I wish I could speak Mandarin as well as Kevin Rudd, and I know that all I’d have to do is pack my bags and move to the mainland, but then I love Hong Kong too much.
I’ve driven a tiny sports car (a 1950s Lotus 7) 21,000km through China (see https://nokiadiscoverchina.peterschindler.com). It was the wildest thing I’ve ever done. Friends asked me what I would do differently if I did something like this again. I say: leave more up to chance. (Some people admire me for being so organised; I wish I was less.)
If I’ve had one talent in my life (at least when I was young), it was driving cars as fast as anyone could (My Racing). But when I was 22, I quit racing: When the going got tough, I didn’t get going. Life presented me with another chance: my current work is as closely connected to my erstwhile talent and passion as I could have hoped for. Then I gave up. This time around, I never will!
Tomorrow is Sunday. We’re having friends over for dinner, that’ll be nice, but I love nothing more than “our” Sunday evenings, that is, spending time with Angie, she cooking, I watching, us chatting, then fruit and cheese and wine and a cigar while watching a movie.
I wish I would more often remember that I am an incredibly fortunate guy.
At the age of twelve I learned how to arc-weld in order to build my own go-cart whose guts came from mopeds that I bought from a wreck yard and disassembled.

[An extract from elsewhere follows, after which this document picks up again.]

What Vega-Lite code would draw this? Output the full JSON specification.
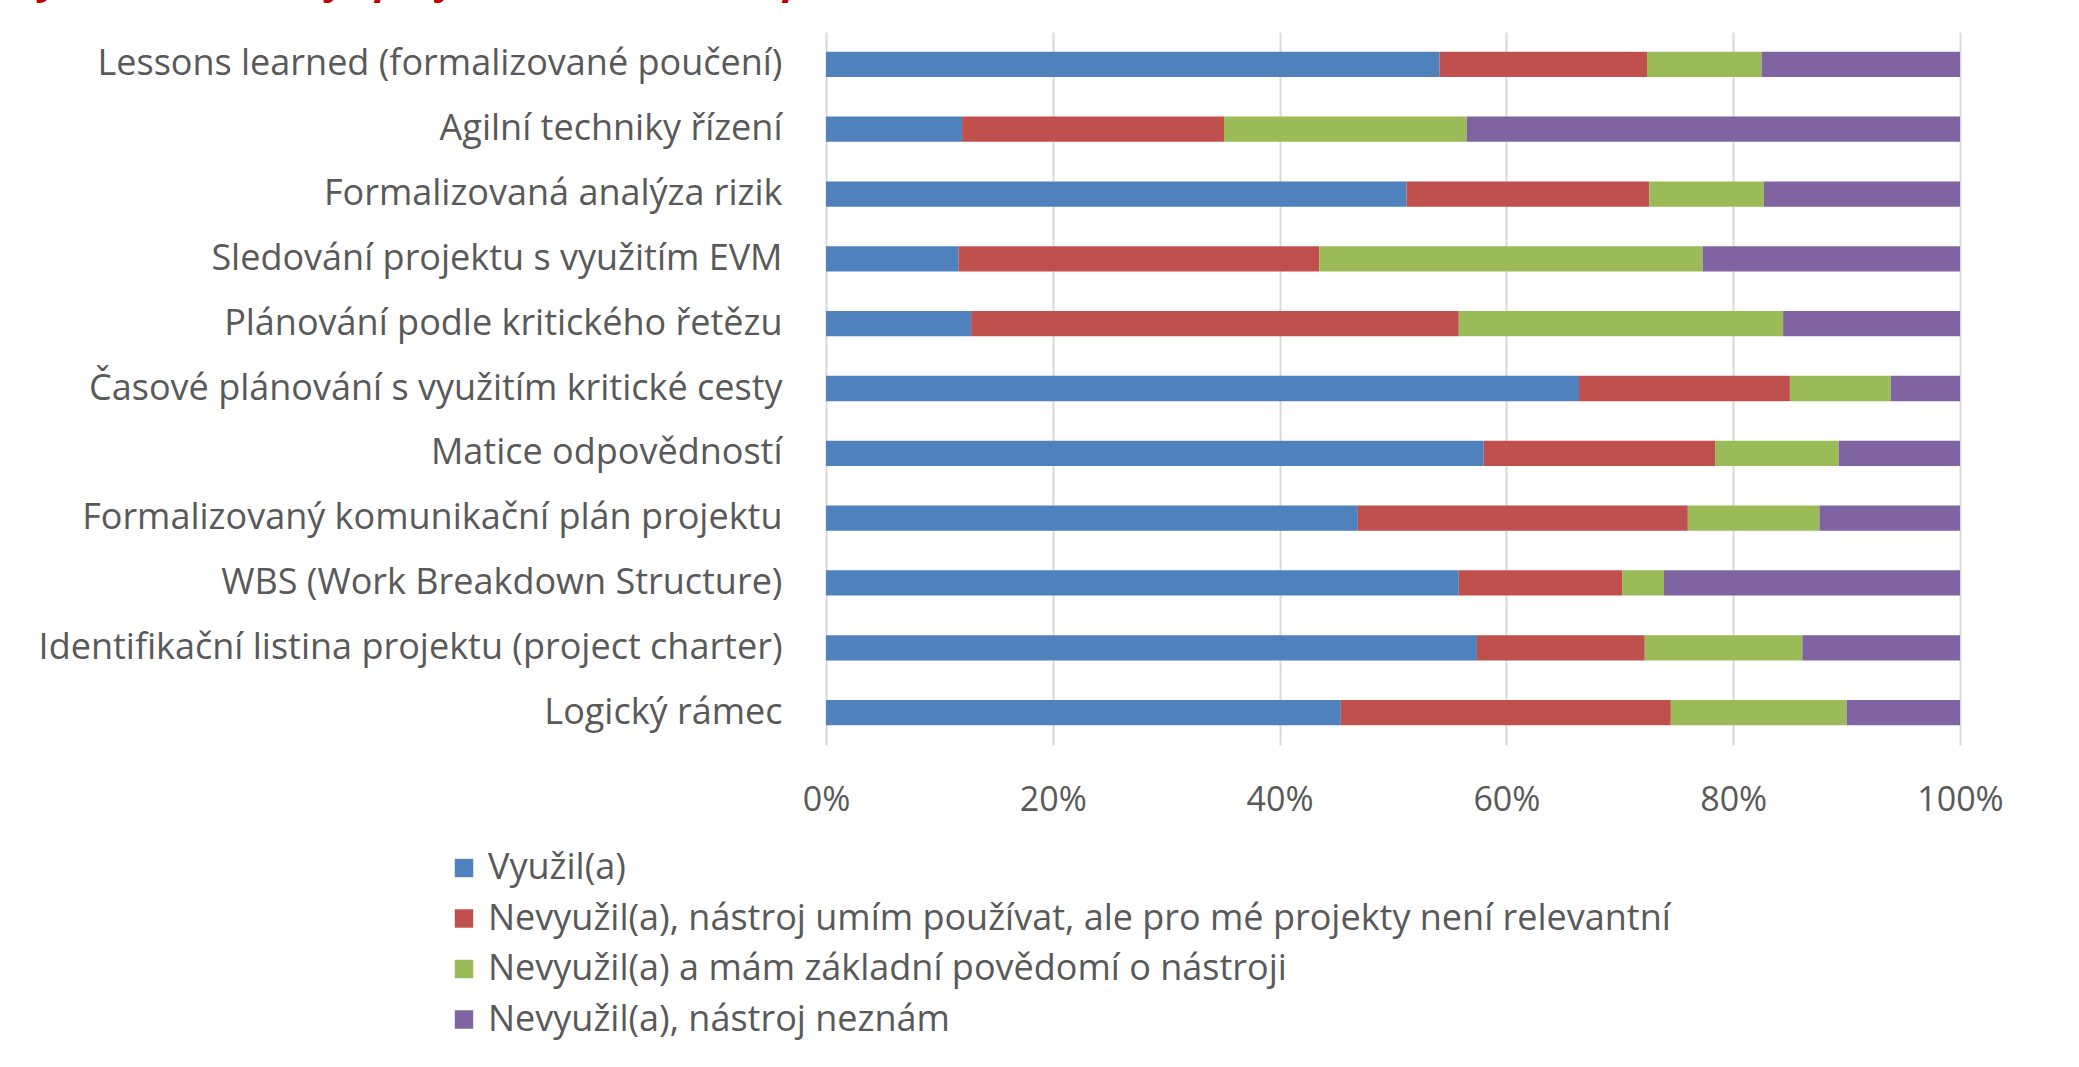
{
  "$schema": "https://vega.github.io/schema/vega-lite/v6.json",
  "width": 1134,
  "height": 713,
  "autosize": {"type": "none"},
  "padding": {"left": 826, "top": 32, "right": 119, "bottom": 322},
  "background": "white",
  "title": {
    "text": "Využívání nástrojů projektového řízení v praxi",
    "anchor": "start",
    "frame": "group",
    "orient": "top",
    "baseline": "bottom",
    "offset": 22,
    "dy": 32,
    "dx": -810,
    "font": "Open Sans",
    "fontSize": 40,
    "fontWeight": "bold",
    "fontStyle": "italic",
    "color": "#C00000"
  },
  "config": {
    "view": {"stroke": null},
    "font": "Open Sans"
  },
  "datasets": {
    "tab": [
      {"nastroj": "Lessons learned (formalizované poučení)", "odpoved": "Využil(a)", "poradi": 1, "podil": 54.1},
      {"nastroj": "Lessons learned (formalizované poučení)", "odpoved": "Nevyužil(a), nástroj umím používat, ale pro mé projekty není relevantní", "poradi": 2, "podil": 18.3},
      {"nastroj": "Lessons learned (formalizované poučení)", "odpoved": "Nevyužil(a) a mám základní povědomí o nástroji", "poradi": 3, "podil": 10.1},
      {"nastroj": "Lessons learned (formalizované poučení)", "odpoved": "Nevyužil(a), nástroj neznám", "poradi": 4, "podil": 17.5},
      {"nastroj": "Agilní techniky řízení", "odpoved": "Využil(a)", "poradi": 1, "podil": 12.0},
      {"nastroj": "Agilní techniky řízení", "odpoved": "Nevyužil(a), nástroj umím používat, ale pro mé projekty není relevantní", "poradi": 2, "podil": 23.1},
      {"nastroj": "Agilní techniky řízení", "odpoved": "Nevyužil(a) a mám základní povědomí o nástroji", "poradi": 3, "podil": 21.4},
      {"nastroj": "Agilní techniky řízení", "odpoved": "Nevyužil(a), nástroj neznám", "poradi": 4, "podil": 43.5},
      {"nastroj": "Formalizovaná analýza rizik", "odpoved": "Využil(a)", "poradi": 1, "podil": 51.2},
      {"nastroj": "Formalizovaná analýza rizik", "odpoved": "Nevyužil(a), nástroj umím používat, ale pro mé projekty není relevantní", "poradi": 2, "podil": 21.4},
      {"nastroj": "Formalizovaná analýza rizik", "odpoved": "Nevyužil(a) a mám základní povědomí o nástroji", "poradi": 3, "podil": 10.1},
      {"nastroj": "Formalizovaná analýza rizik", "odpoved": "Nevyužil(a), nástroj neznám", "poradi": 4, "podil": 17.3},
      {"nastroj": "Sledování projektu s využitím EVM", "odpoved": "Využil(a)", "poradi": 1, "podil": 11.7},
      {"nastroj": "Sledování projektu s využitím EVM", "odpoved": "Nevyužil(a), nástroj umím používat, ale pro mé projekty není relevantní", "poradi": 2, "podil": 31.8},
      {"nastroj": "Sledování projektu s využitím EVM", "odpoved": "Nevyužil(a) a mám základní povědomí o nástroji", "poradi": 3, "podil": 33.8},
      {"nastroj": "Sledování projektu s využitím EVM", "odpoved": "Nevyužil(a), nástroj neznám", "poradi": 4, "podil": 22.7},
      {"nastroj": "Plánování podle kritického řetězu", "odpoved": "Využil(a)", "poradi": 1, "podil": 12.8},
      {"nastroj": "Plánování podle kritického řetězu", "odpoved": "Nevyužil(a), nástroj umím používat, ale pro mé projekty není relevantní", "poradi": 2, "podil": 43.0},
      {"nastroj": "Plánování podle kritického řetězu", "odpoved": "Nevyužil(a) a mám základní povědomí o nástroji", "poradi": 3, "podil": 28.6},
      {"nastroj": "Plánování podle kritického řetězu", "odpoved": "Nevyužil(a), nástroj neznám", "poradi": 4, "podil": 15.6},
      {"nastroj": "Časové plánování s využitím kritické cesty", "odpoved": "Využil(a)", "poradi": 1, "podil": 66.4},
      {"nastroj": "Časové plánování s využitím kritické cesty", "odpoved": "Nevyužil(a), nástroj umím používat, ale pro mé projekty není relevantní", "poradi": 2, "podil": 18.6},
      {"nastroj": "Časové plánování s využitím kritické cesty", "odpoved": "Nevyužil(a) a mám základní povědomí o nástroji", "poradi": 3, "podil": 8.9},
      {"nastroj": "Časové plánování s využitím kritické cesty", "odpoved": "Nevyužil(a), nástroj neznám", "poradi": 4, "podil": 6.1},
      {"nastroj": "Matice odpovědností", "odpoved": "Využil(a)", "poradi": 1, "podil": 58.0},
      {"nastroj": "Matice odpovědností", "odpoved": "Nevyužil(a), nástroj umím používat, ale pro mé projekty není relevantní", "poradi": 2, "podil": 20.4},
      {"nastroj": "Matice odpovědností", "odpoved": "Nevyužil(a) a mám základní povědomí o nástroji", "poradi": 3, "podil": 10.9},
      {"nastroj": "Matice odpovědností", "odpoved": "Nevyužil(a), nástroj neznám", "poradi": 4, "podil": 10.7},
      {"nastroj": "Formalizovaný komunikační plán projektu", "odpoved": "Využil(a)", "poradi": 1, "podil": 46.9},
      {"nastroj": "Formalizovaný komunikační plán projektu", "odpoved": "Nevyužil(a), nástroj umím používat, ale pro mé projekty není relevantní", "poradi": 2, "podil": 29.1},
      {"nastroj": "Formalizovaný komunikační plán projektu", "odpoved": "Nevyužil(a) a mám základní povědomí o nástroji", "poradi": 3, "podil": 11.6},
      {"nastroj": "Formalizovaný komunikační plán projektu", "odpoved": "Nevyužil(a), nástroj neznám", "poradi": 4, "podil": 12.4},
      {"nastroj": "WBS (Work Breakdown Structure)", "odpoved": "Využil(a)", "poradi": 1, "podil": 55.8},
      {"nastroj": "WBS (Work Breakdown Structure)", "odpoved": "Nevyužil(a), nástroj umím používat, ale pro mé projekty není relevantní", "poradi": 2, "podil": 14.4},
      {"nastroj": "WBS (Work Breakdown Structure)", "odpoved": "Nevyužil(a) a mám základní povědomí o nástroji", "poradi": 3, "podil": 3.7},
      {"nastroj": "WBS (Work Breakdown Structure)", "odpoved": "Nevyužil(a), nástroj neznám", "poradi": 4, "podil": 26.1},
      {"nastroj": "Identifikační listina projektu (project charter)", "odpoved": "Využil(a)", "poradi": 1, "podil": 57.4},
      {"nastroj": "Identifikační listina projektu (project charter)", "odpoved": "Nevyužil(a), nástroj umím používat, ale pro mé projekty není relevantní", "poradi": 2, "podil": 14.8},
      {"nastroj": "Identifikační listina projektu (project charter)", "odpoved": "Nevyužil(a) a mám základní povědomí o nástroji", "poradi": 3, "podil": 13.9},
      {"nastroj": "Identifikační listina projektu (project charter)", "odpoved": "Nevyužil(a), nástroj neznám", "poradi": 4, "podil": 13.9},
      {"nastroj": "Logický rámec", "odpoved": "Využil(a)", "poradi": 1, "podil": 45.4},
      {"nastroj": "Logický rámec", "odpoved": "Nevyužil(a), nástroj umím používat, ale pro mé projekty není relevantní", "poradi": 2, "podil": 29.1},
      {"nastroj": "Logický rámec", "odpoved": "Nevyužil(a) a mám základní povědomí o nástroji", "poradi": 3, "podil": 15.5},
      {"nastroj": "Logický rámec", "odpoved": "Nevyužil(a), nástroj neznám", "poradi": 4, "podil": 10.0}
    ]
  },
  "data": {"name": "tab"},
  "mark": {"type": "bar"},
  "encoding": {
    "y": {
      "field": "nastroj",
      "type": "nominal",
      "sort": null,
      "scale": {"paddingInner": 0.61, "paddingOuter": 0.305},
      "axis": {
        "title": null,
        "domain": false,
        "ticks": false,
        "labelPadding": 44,
        "labelFontSize": 36,
        "labelColor": "#595959",
        "labelFont": "Open Sans",
        "labelLimit": 1000
      }
    },
    "x": {
      "field": "podil",
      "type": "quantitative",
      "stack": "normalize",
      "scale": {"domain": [0, 1], "nice": false},
      "axis": {
        "title": null,
        "format": ".0%",
        "values": [0, 0.2, 0.4, 0.6, 0.8, 1],
        "domain": false,
        "ticks": false,
        "labelPadding": 38,
        "labelFontSize": 34,
        "labelColor": "#595959",
        "labelFont": "Open Sans",
        "gridColor": "#d9d9d9",
        "gridWidth": 2,
        "labelFlush": false
      }
    },
    "order": {"field": "poradi", "type": "quantitative"},
    "color": {
      "field": "odpoved",
      "type": "nominal",
      "scale": {
        "domain": [
          "Využil(a)",
          "Nevyužil(a), nástroj umím používat, ale pro mé projekty není relevantní",
          "Nevyužil(a) a mám základní povědomí o nástroji",
          "Nevyužil(a), nástroj neznám"
        ],
        "range": ["#4F81BD", "#C0504D", "#9BBB59", "#8064A2"]
      },
      "legend": {
        "title": null,
        "orient": "none",
        "direction": "vertical",
        "legendX": -380,
        "legendY": 818,
        "symbolType": "square",
        "symbolSize": 340,
        "symbolStrokeWidth": 0,
        "symbolOpacity": 1,
        "labelFontSize": 36,
        "labelColor": "#595959",
        "labelFont": "Open Sans",
        "labelLimit": 2000,
        "labelOffset": 6,
        "rowPadding": 14.5
      }
    }
  }
}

I enjoy it when I’ve done something that makes my hands dirty. But then I feel a bit ashamed because I know there are many in this world who would give their lives to do work that wouldn’t dirty their hands. That’s also why I don’t wear torn and beat-up clothes.
I can’t sleep when my nose is stuffed.
When I was 18, right after I got my driving license, I went out many a night with my then best friend to drive – to slither and to slide – along the sinewy, snow-covered mountain roads of Austria. We had a shovel and a torch light with us because more than once we needed to dig the little Renault 5 I had out of meter-high snowdrifts. But I tell you, I haven’t done much in my life that felt so thoroughly exhilarating as those mid-night rallies in the cotton-soft, black-and- white winter landscapes of the Alps all these years ago.
The older I get the more I enjoy life.
I am, more often than I like, torn between “there is such a thing as ‘right’ and ‘wrong'” and “everything is relative”.
For me, there is nothing more exhilarating in the world than driving a car that fits me like a glove on roads that are winding with music that makes my body wanna dance.
One of the most memorable moments in my life was a performance of Carl Orff’s Carmina Burana in New York’s Lincoln Centre.
I have a dream that one day – not any time soon, though – I will be written up in the The Economist’s weekly obituary. Why? Because each one of the lives described in these obituary pages – from the very well known like Muhammad Ali to Prince to those comparatively unknown Harry Wu to Phyllis Schlafly to Qusai Abtini and Marvin Minsky (one of whose courses on AI I attended at M.I.T.) – has led an extraordinary life. Not necessarily a “good” life. Or an “easy” one. But an extraordinary one in the sense that they led their lives as they saw it fit, regardless of what others thought. “Carpe Diem! Seize the Day. Make your life extraordinary!”, as John Keating (Robin Williams) said in the Dead Poet Society.